EXERCISE
Your answer should be a single number: how many lines in the data below hold the string "Apache".

EXERCISE INPUTS
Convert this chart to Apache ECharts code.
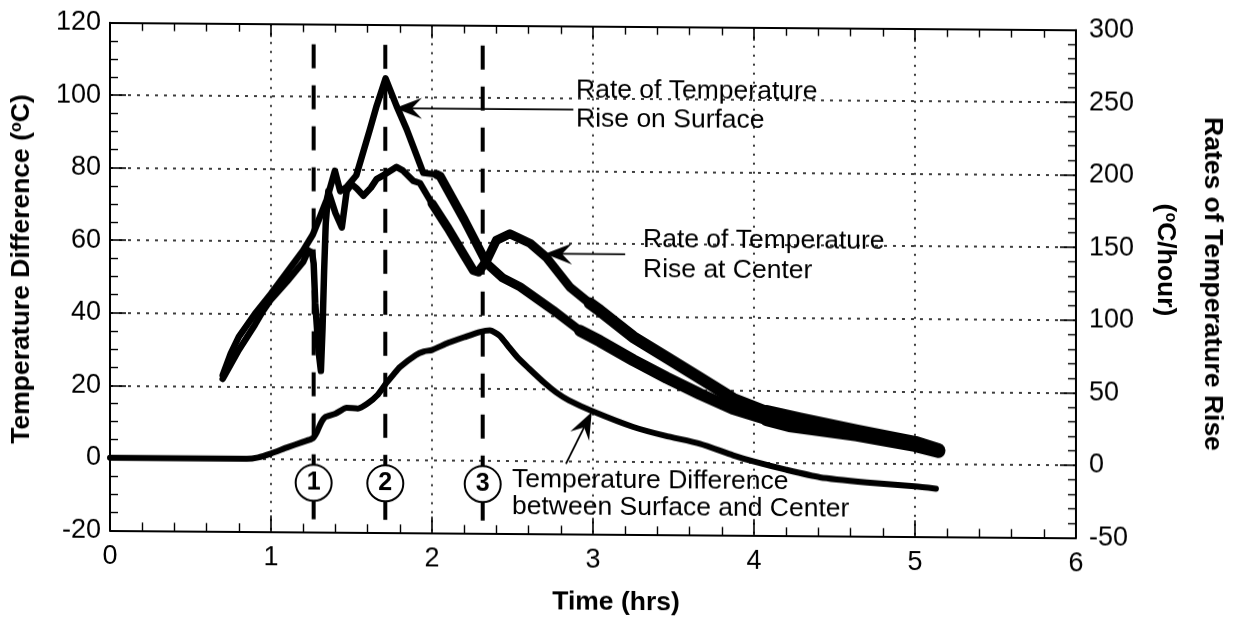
<!DOCTYPE html>
<html>
<head>
<meta charset="utf-8">
<script src="https://cdn.jsdelivr.net/npm/echarts@6/dist/echarts.min.js"></script>
<style>
  html, body { margin: 0; padding: 0; background: #fff; }
  #chart { width: 1243px; height: 623px; transform: skewY(0.433deg); transform-origin: 110px 0; }
</style>
</head>
<body>
<div id="chart"></div>
<script>
// ---------------- DATA ----------------
// Rate of temperature rise on surface (°C/hour, right axis)
const surfaceTime = [0.70,0.75,0.80,0.90,1.00,1.10,1.20,1.26,1.30,1.346,1.397,1.43,1.47,1.53,1.615,1.656,1.712,1.78,1.843,1.905,1.946,2.03,2.05,2.20,2.34,2.44,2.547,2.753,2.92,3.043,3.25,3.458,3.665,3.87,4.08,4.22,4.64,5.00,5.145];
const surfaceRate = [57.5,72.5,84,100,114,129,144,155,166,179,199,185,188,196,228,244,263,244,228,210,198,197,196,166,136,126,120,104,90,83,70,58,47,37,30,26,20,13,9];

// Rate of temperature rise at center (°C/hour, right axis)
const centerTime = [0.70,0.75,0.80,0.90,0.95,1.00,1.10,1.20,1.232,1.255,1.265,1.275,1.295,1.31,1.32,1.33,1.34,1.356,1.40,1.44,1.47,1.50,1.532,1.574,1.62,1.656,1.71,1.78,1.82,1.884,1.925,2.00,2.10,2.20,2.257,2.288,2.34,2.40,2.484,2.61,2.71,2.857,2.98,3.043,3.25,3.458,3.665,3.87,4.08,4.286,4.64,5.00,5.145];
const centerRate = [55,65,75,92.5,102,110,122.5,136,144,142.5,135,107.5,75,61,90,130,162.5,185,170,160,185,190,187,182,187.5,193.5,197,202,199.5,192.5,191,177,160,141.5,131,130,138,152,156.5,150,140.5,120,109,104,86,72,58,44,35,30,22,14.5,9.5];

// Temperature difference between surface and center (°C, left axis)
const diffTime = [0,0.5,0.85,0.92,1.0,1.1,1.2,1.26,1.285,1.31,1.335,1.4,1.47,1.54,1.6,1.66,1.71,1.76,1.8,1.9,1.95,2.0,2.1,2.2,2.3,2.36,2.42,2.47,2.53,2.6,2.7,2.77,2.85,3.0,3.25,3.45,3.665,3.87,4.0,4.2,4.41,4.7,5.0,5.13];
const tempDiff = [0,0,0,0.4,1.5,3.2,4.8,5.8,7.5,10,11.6,12.6,14.3,14.1,15.5,17.8,20.8,23.5,25.6,29.0,30.0,30.4,32.4,34.0,35.5,35.9,34.5,31.8,28.6,25.6,21.5,19.0,16.8,13.8,9.6,7.2,5.1,2.0,0.3,-1.9,-3.9,-5.2,-6.2,-6.8];

// Event markers (vertical dashed lines + circled numbers)
const eventTimes = [1.265, 1.71, 2.315];
const eventLabels = ['1', '2', '3'];
const eventLineRange = [114.5, -20];   // °C, left axis
const eventCircleLevel = -6.5;          // °C, left axis

// Annotation arrows: [tail, tip] in (hrs, °C) left-axis units
const arrowSurface = [[2.878, 97.0], [1.770, 97.0]];
const arrowCenter  = [[3.200, 57.2], [2.702, 57.2]];
const arrowDiff    = [[2.832, -0.7], [2.992, 13.6]];

// Axis ranges
const xRange = [0, 6, 1];
const leftRange = [-20, 120, 20];
const rightRange = [-50, 300, 50];

// ---------------- CHART ----------------
const FONT = '"Liberation Sans", Arial, Helvetica, sans-serif';
const chart = echarts.init(document.getElementById('chart'), null, { renderer: 'canvas' });

const zip = (xs, ys) => xs.map((x, i) => [x, ys[i]]);
const tickLine = { color: '#000', width: 1.6 };
const minorLine = { color: '#000', width: 1.4 };
const frameLine = { color: '#000', width: 2 };

// thickness of the noisy recorded traces grows along time
const widthBands = [[0, 1.95, 6.5], [1.95, 2.9, 9], [2.9, 4.0, 12], [4.0, 6, 14]];
function rateSeries(xs, ys) {
  return widthBands.map(([a, b, w]) => {
    const pts = [];
    for (let i = 0; i < xs.length; i++) if (xs[i] >= a && xs[i] <= b) pts.push([xs[i], ys[i]]);
    const nextIdx = xs.findIndex(x => x > b);
    if (nextIdx >= 0) pts.push([xs[nextIdx], ys[nextIdx]]);
    return {
      type: 'line', xAxisIndex: 0, yAxisIndex: 1, data: pts, symbol: 'none', silent: true,
      lineStyle: { color: '#000', width: w, cap: 'round', join: 'round' }, z: 4
    };
  });
}

const eventLineSeries = eventTimes.map(t => ({
  type: 'line', xAxisIndex: 0, yAxisIndex: 0, symbol: 'none', silent: true,
  data: [[t, eventLineRange[0]], [t, eventLineRange[1]]],
  lineStyle: { color: '#000', width: 4, type: [24, 17] }, z: 3
}));

const option = {
  animation: false,
  backgroundColor: '#fff',
  grid: { left: 110, top: 22.7, width: 966, height: 507.6, containLabel: false, outerBoundsMode: 'none' },
  xAxis: [{
    type: 'value', min: xRange[0], max: xRange[1], interval: xRange[2], position: 'bottom',
    axisLine: { show: true, onZero: false, lineStyle: frameLine },
    axisTick: { show: true, inside: true, length: 16, lineStyle: tickLine },
    minorTick: { show: true, splitNumber: 5, length: 8, lineStyle: minorLine },
    axisLabel: { show: true, color: '#000', fontSize: 27, fontFamily: FONT, margin: 13, showMinLabel: true, showMaxLabel: true },
    splitLine: { show: true, lineStyle: { color: '#000', width: 1.6, type: [2, 7] } },
    minorSplitLine: { show: false }
  }, {
    type: 'value', min: xRange[0], max: xRange[1], interval: xRange[2], position: 'top',
    axisLine: { show: true, onZero: false, lineStyle: frameLine },
    axisTick: { show: true, inside: true, length: 13, lineStyle: tickLine },
    minorTick: { show: true, splitNumber: 5, length: 8, lineStyle: minorLine },
    axisLabel: { show: false }, splitLine: { show: false }
  }],
  yAxis: [{
    type: 'value', min: leftRange[0], max: leftRange[1], interval: leftRange[2], position: 'left',
    axisLine: { show: true, onZero: false, lineStyle: frameLine },
    axisTick: { show: true, inside: true, length: 16, lineStyle: tickLine },
    minorTick: { show: true, splitNumber: 4, length: 8, lineStyle: minorLine },
    axisLabel: { color: '#000', fontSize: 27, fontFamily: FONT, margin: 9, showMinLabel: true, showMaxLabel: true },
    splitLine: { show: true, lineStyle: { color: '#000', width: 1.5, type: [3, 6] } }
  }, {
    type: 'value', min: rightRange[0], max: rightRange[1], interval: rightRange[2], position: 'right',
    axisLine: { show: true, onZero: false, lineStyle: frameLine },
    axisTick: { show: true, inside: true, length: 16, lineStyle: tickLine },
    minorTick: { show: true, splitNumber: 5, length: 8, lineStyle: minorLine },
    axisLabel: { color: '#000', fontSize: 27, fontFamily: FONT, margin: 13, showMinLabel: true, showMaxLabel: true },
    splitLine: { show: false }
  }],
  series: [
    ...eventLineSeries,
    ...rateSeries(surfaceTime, surfaceRate),
    ...rateSeries(centerTime, centerRate),
    {
      type: 'line', xAxisIndex: 0, yAxisIndex: 0, data: zip(diffTime, tempDiff),
      symbol: 'none', smooth: 0.2, silent: true,
      lineStyle: { color: '#000', width: 6, cap: 'round', join: 'round' }, z: 4
    },
    {
      type: 'scatter', xAxisIndex: 0, yAxisIndex: 0, silent: true,
      data: eventTimes.map(t => [t, eventCircleLevel]),
      symbol: 'circle', symbolSize: 36,
      itemStyle: { color: '#fff', borderColor: '#000', borderWidth: 2, opacity: 1 },
      label: {
        show: true, position: 'inside', formatter: p => eventLabels[p.dataIndex],
        color: '#000', fontSize: 25, fontWeight: 'bold', fontFamily: FONT
      },
      z: 6
    }
  ]
};
chart.setOption(option);

// ---------------- ANNOTATIONS ----------------
const toPx = p => chart.convertToPixel({ xAxisIndex: 0, yAxisIndex: 0 }, p);
function arrow([tail, tip]) {
  const p0 = toPx(tail), p1 = toPx(tip);
  const dx = p0[0] - p1[0], dy = p0[1] - p1[1];
  const len = Math.hypot(dx, dy);
  const ux = dx / len, uy = dy / len, nx = -uy, ny = ux;
  const L = 27, W = 10.5, N = 17;
  return [
    { type: 'polyline', z: 20, silent: true,
      shape: { points: [p0, [p1[0] + ux * N, p1[1] + uy * N]] },
      style: { stroke: '#000', lineWidth: 1.8, fill: null } },
    { type: 'polygon', z: 20, silent: true,
      shape: { points: [p1, [p1[0] + ux * L + nx * W, p1[1] + uy * L + ny * W],
                        [p1[0] + ux * N, p1[1] + uy * N],
                        [p1[0] + ux * L - nx * W, p1[1] + uy * L - ny * W]] },
      style: { fill: '#000' } }
  ];
}

const annFont = { fontSize: 26.5, fontFamily: FONT, fill: '#000', align: 'left', verticalAlign: 'middle' };
const txt = (x, y, s) => ({ type: 'text', x, y, z: 20, silent: true, style: Object.assign({ text: s }, annFont) });
const titleStyle = { fontSize: 26.5, fontWeight: 'bold', fontFamily: FONT, fill: '#000', align: 'center', verticalAlign: 'middle' };
const supRich = { s: { fontSize: 16, fontWeight: 'bold', fontFamily: FONT, fill: '#000', verticalAlign: 'top' } };

chart.setOption({
  graphic: [
    txt(576, 86.5, 'Rate of Temperature'),
    txt(576, 115.7, 'Rise on Surface'),
    txt(643, 235.2, 'Rate of Temperature'),
    txt(643, 266, 'Rise at Center'),
    txt(512, 477, 'Temperature Difference'),
    txt(512, 503.7, 'between Surface and Center'),
    { type: 'text', x: 22, y: 269.7, rotation: Math.PI / 2, z: 20, silent: true,
      style: Object.assign({ text: 'Temperature Difference ({s|o}C)', rich: supRich }, titleStyle) },
    { type: 'text', x: 1212, y: 275.7, rotation: -Math.PI / 2, z: 20, silent: true,
      style: Object.assign({ text: 'Rates of Temperature Rise' }, titleStyle) },
    { type: 'text', x: 1165, y: 252, rotation: -Math.PI / 2, z: 20, silent: true,
      style: Object.assign({ text: '({s|o}C/hour)', rich: supRich }, titleStyle) },
    { type: 'text', x: 616, y: 599, z: 20, silent: true,
      style: Object.assign({ text: 'Time (hrs)' }, titleStyle) },
    ...arrow(arrowSurface),
    ...arrow(arrowCenter),
    ...arrow(arrowDiff)
  ]
});
</script>
</body>
</html>
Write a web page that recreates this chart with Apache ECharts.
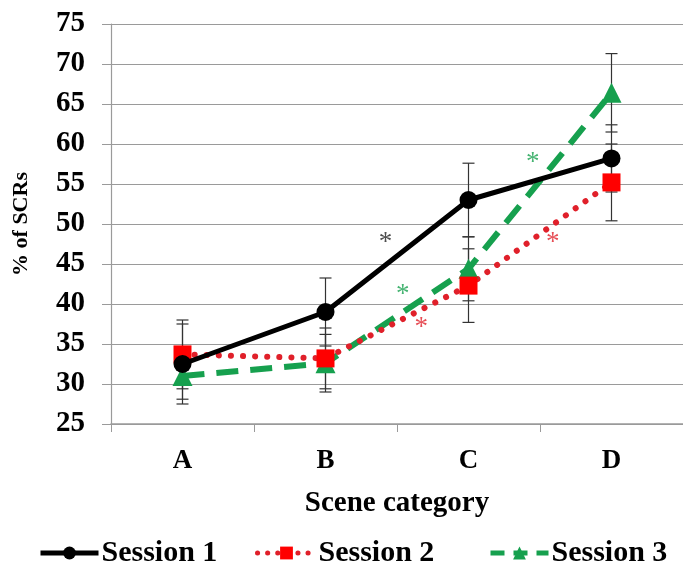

EXERCISE ANSWER
2